The national police patrol vessel Lomor and two fisheries department vessels joined with a private vessel and a visiting yacht to begin searching the area to the west of Maloelap Atoll Sunday morning.

Complicating the search was the lack of aerial surveillance after the government-run national air carrier’s one plane broke down Saturday, and a U.S. Coast Guard plane developed engine problems on its flight to Majuro Saturday, forcing it to return to Honolulu. A second flight was successful, with the Coast Guard C-130 search plane arriving Majuro early Sunday. But to meet air crew rest requirements, their first aerial search will not start until first light Monday — about 72 hours after the 20-foot boat with seven men was last seen.

“We’re looking at the possibility of the boat drifting to Wotje Atoll to the north,” said Lt. Commander George McKenzie on Sunday. McKenzie, who heads the Australian Navy’s marine surveillance advisory group that works with Marshall Islands Sea Patrol, said the police have alerted Wotje residents to help in the search for the small boat.

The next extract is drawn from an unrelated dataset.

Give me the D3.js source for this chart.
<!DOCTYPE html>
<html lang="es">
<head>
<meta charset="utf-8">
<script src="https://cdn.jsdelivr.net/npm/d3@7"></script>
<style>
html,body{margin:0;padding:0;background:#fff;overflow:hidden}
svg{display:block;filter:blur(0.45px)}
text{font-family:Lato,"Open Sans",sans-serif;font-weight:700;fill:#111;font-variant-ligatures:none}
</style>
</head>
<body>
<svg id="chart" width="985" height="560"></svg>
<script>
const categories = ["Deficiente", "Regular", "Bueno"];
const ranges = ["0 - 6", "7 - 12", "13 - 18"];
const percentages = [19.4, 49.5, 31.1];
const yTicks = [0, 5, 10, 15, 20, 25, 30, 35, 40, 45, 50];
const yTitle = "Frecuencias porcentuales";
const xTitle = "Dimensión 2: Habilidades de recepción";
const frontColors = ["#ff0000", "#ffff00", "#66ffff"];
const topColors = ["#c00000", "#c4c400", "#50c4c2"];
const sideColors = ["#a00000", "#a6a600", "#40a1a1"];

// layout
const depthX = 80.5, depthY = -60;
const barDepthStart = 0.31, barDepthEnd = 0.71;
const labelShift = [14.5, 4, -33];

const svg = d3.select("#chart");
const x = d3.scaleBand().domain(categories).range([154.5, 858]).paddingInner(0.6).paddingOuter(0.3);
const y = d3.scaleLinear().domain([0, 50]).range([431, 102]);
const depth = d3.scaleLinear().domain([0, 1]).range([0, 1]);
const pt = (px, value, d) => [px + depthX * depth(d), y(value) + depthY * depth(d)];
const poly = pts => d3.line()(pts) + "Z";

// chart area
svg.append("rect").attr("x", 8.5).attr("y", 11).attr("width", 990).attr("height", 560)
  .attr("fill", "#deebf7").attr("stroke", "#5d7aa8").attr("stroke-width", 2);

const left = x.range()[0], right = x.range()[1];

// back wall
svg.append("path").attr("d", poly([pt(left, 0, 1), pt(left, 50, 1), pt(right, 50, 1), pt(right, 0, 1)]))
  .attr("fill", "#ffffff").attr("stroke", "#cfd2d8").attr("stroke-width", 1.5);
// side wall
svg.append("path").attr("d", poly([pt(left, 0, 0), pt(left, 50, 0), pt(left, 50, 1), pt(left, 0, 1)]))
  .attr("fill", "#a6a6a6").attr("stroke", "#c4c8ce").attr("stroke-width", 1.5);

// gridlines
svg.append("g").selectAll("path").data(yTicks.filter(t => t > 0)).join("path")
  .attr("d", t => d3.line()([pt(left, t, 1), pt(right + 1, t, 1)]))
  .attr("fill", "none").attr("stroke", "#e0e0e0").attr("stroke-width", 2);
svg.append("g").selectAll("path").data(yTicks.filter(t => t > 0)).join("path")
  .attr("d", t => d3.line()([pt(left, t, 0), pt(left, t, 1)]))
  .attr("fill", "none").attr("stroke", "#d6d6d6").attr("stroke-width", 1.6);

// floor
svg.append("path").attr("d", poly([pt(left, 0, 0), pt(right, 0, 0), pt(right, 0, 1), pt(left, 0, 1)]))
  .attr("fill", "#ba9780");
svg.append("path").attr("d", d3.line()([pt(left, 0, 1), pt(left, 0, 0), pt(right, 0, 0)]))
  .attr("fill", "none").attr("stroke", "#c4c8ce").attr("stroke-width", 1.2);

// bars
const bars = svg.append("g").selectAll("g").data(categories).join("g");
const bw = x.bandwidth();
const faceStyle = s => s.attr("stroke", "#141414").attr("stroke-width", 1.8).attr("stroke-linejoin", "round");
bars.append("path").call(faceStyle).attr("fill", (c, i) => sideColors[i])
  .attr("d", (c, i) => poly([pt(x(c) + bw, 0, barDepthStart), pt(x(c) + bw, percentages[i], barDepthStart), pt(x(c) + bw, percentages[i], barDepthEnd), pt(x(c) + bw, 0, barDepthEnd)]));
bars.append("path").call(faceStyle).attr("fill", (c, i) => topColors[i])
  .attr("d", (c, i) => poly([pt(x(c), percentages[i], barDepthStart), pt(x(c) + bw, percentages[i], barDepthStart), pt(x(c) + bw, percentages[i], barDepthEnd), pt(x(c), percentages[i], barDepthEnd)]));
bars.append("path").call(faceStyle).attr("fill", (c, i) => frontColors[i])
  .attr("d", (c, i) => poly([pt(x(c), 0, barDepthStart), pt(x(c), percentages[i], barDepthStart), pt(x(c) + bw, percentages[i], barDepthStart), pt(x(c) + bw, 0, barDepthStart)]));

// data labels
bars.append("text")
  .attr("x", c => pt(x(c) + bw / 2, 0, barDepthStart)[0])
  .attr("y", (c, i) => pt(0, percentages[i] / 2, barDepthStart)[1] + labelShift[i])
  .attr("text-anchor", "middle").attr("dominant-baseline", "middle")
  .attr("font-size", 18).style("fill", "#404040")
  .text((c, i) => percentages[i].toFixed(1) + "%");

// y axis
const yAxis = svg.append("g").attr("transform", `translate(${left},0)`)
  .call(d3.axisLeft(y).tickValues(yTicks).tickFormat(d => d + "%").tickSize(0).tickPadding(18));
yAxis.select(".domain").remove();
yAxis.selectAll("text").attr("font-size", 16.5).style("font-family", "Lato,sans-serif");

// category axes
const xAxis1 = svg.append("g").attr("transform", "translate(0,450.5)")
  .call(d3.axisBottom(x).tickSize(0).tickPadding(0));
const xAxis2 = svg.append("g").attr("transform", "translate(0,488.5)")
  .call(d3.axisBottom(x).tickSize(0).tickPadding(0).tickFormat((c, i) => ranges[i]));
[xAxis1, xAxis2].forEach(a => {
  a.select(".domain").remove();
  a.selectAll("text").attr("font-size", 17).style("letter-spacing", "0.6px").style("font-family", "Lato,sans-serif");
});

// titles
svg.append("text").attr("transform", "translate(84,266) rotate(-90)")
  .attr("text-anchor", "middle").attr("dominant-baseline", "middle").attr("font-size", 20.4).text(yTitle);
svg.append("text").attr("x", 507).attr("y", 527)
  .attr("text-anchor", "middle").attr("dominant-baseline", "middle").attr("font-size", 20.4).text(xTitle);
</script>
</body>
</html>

The Coast Guard has developed ocean current drift patterns that are guiding the search by the vessels in the Maloelap area, McKenzie said.

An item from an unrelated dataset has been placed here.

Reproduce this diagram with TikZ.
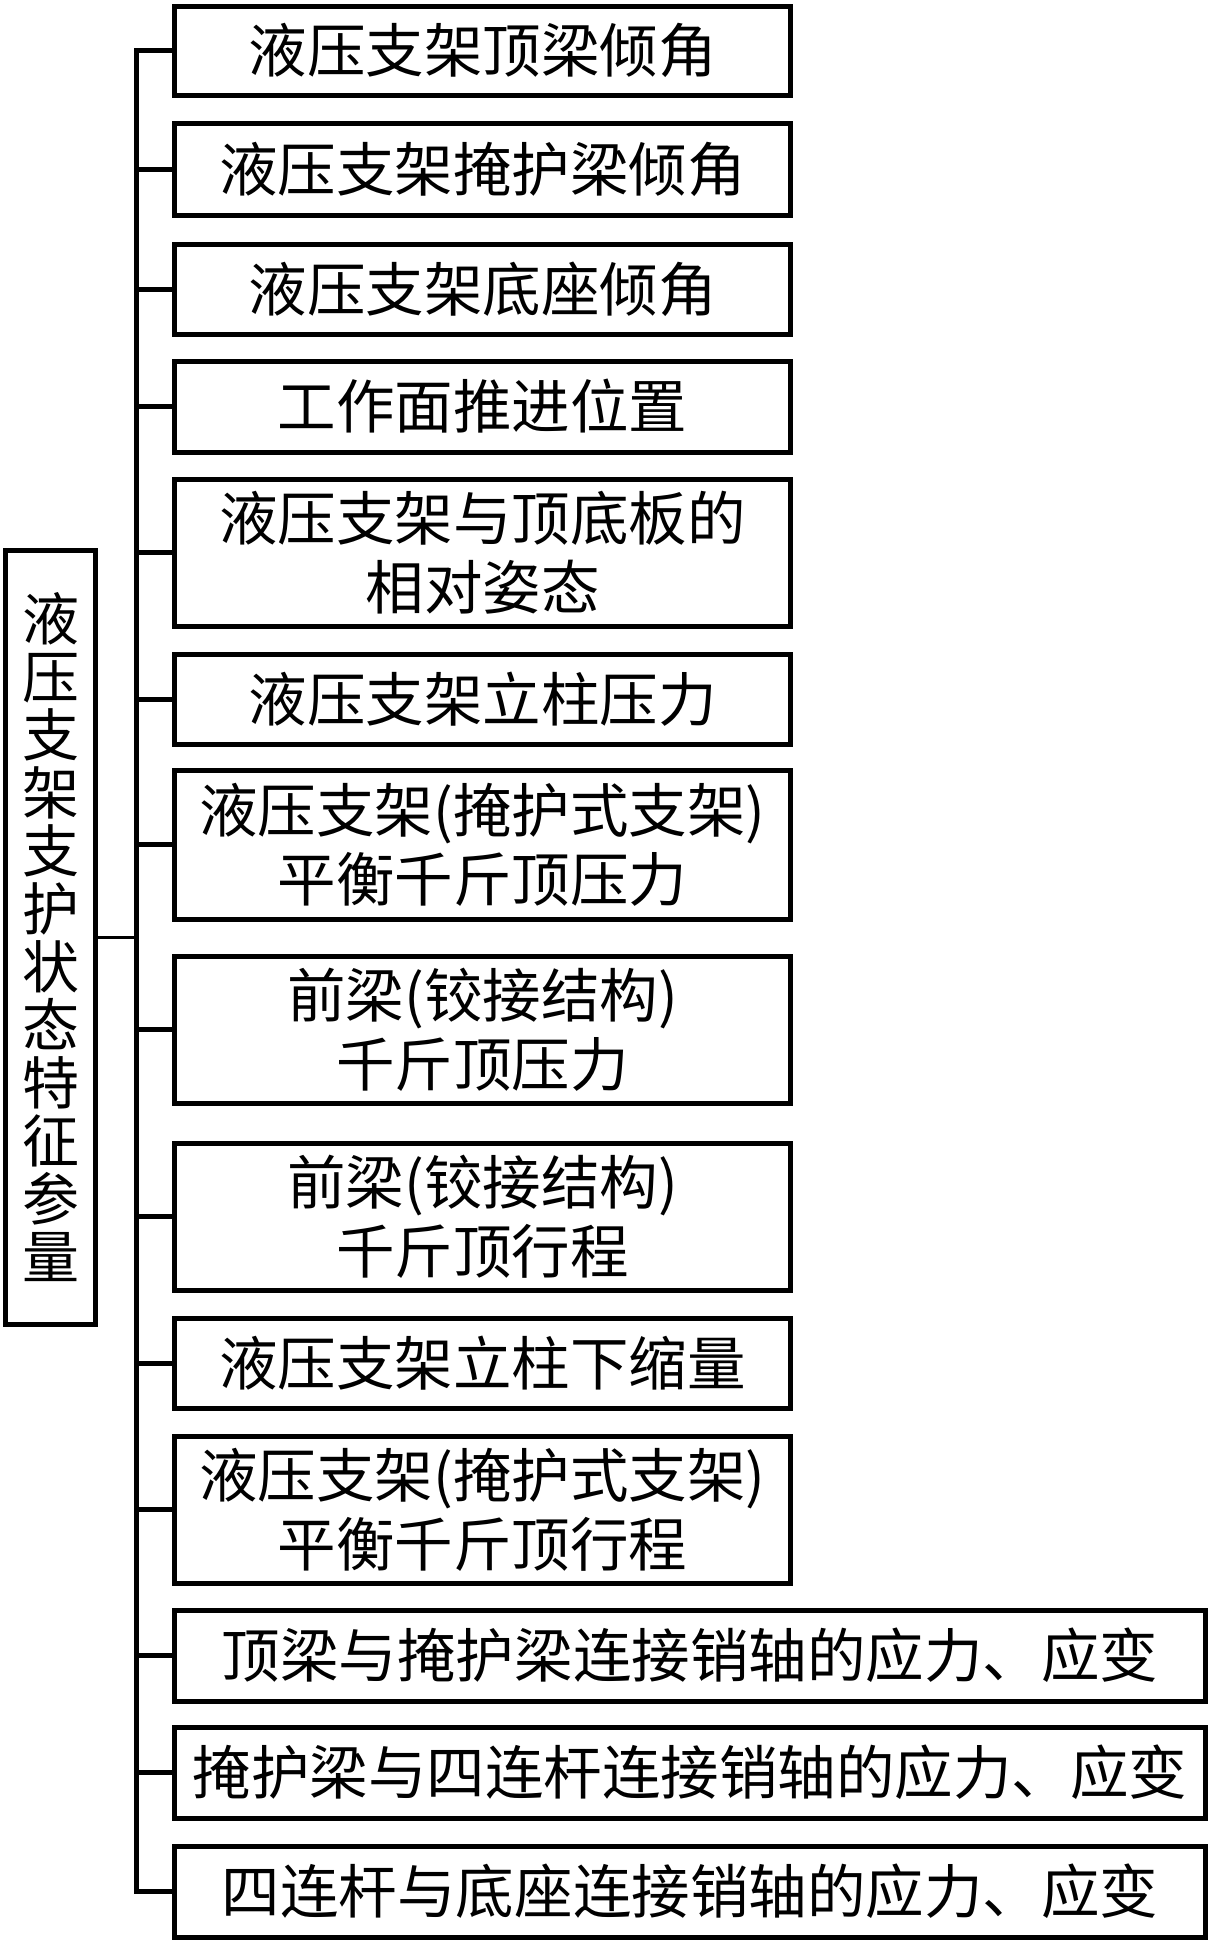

The seven men who are lost are employed by a tropical fish export company, and scuba dive for a living using the 20-foot vessel Aqua that has been missing since Friday mid-day. The boat’s short trip Friday along the ocean side of the reef should have been routine, according to Michael Slinger, the manager of TSL Enterprises that owns the vessels and employs the divers. “They make this trip a couple of times a week,” said Slinger, who is based in Majuro, the capital, about 120 miles to the south. “They are all between 18 and 30 years old, and fit swimmers.”